Unlike Brian Biedul (see previous post), Ted Fusby may confine his figures to boxes of a sort and stark, featureless landscapes, but his intention to highlight the male as possessor of a beautiful physique is plainly evident.
Fusby's work is almost flat and primitive in some regards with the refined male figures at odds with their environments in subtle ways defined by color fields and geometric shapes. The world these characters exist in has become a reduction of natural elements to zones where the men reside but, obviously, stand apart from. It is as if the fellows have found themselves existing in a world realized by Richard Diebenkorn or Mark Rothko, but denied of either artist's vitality.
Joy is not something derived from viewing this work. The subjects all bear stoic and inexpressive faces. There is not a display of overt emotion to behold. (Only in a portrait or two do men display teeth or a reluctant smile.) The message here is that you are meant to be seriously engaged in the objectification of these men. The bodies are for open and overt evaluation and appreciative appraisal, but these men are not naked for anything erotic beyond complete exposure (except in a very few pieces). Vulnerability is juxtaposed with physical strength and composure.

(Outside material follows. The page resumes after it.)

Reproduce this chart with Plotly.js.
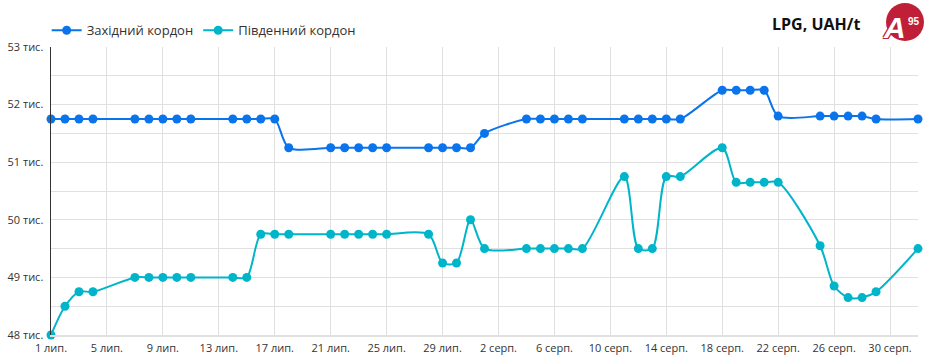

Fusby's men are all of a singular type with only slight variations in head hair and skin color. (The two muscular males I have highlighted in this post belie what most of Fusby's art embraces.) Each man is lean, smooth skinned, and muscular with small nipples and defined abdominal cavities. They all sport crew cuts. Were it not for variations of facial appearance they might all be clones of one another. Even those paintings that feature more than one male subject look as if the two figures are body twins. I am not certain that this is an intentional feature of the art or due to either an overarching appreciation of a singular male form or a lack of skill in portraying anything different. It isn't so much disconcerting as it is bland. And, indeed judging by the frequent dark and plain backgrounds, the blandness, like the facial stoicism, is probably intentional.
All these considerations aside, I still find Mr. Fusby's work interesting if only for his choice of color, shape, and the poses he chooses for his objects.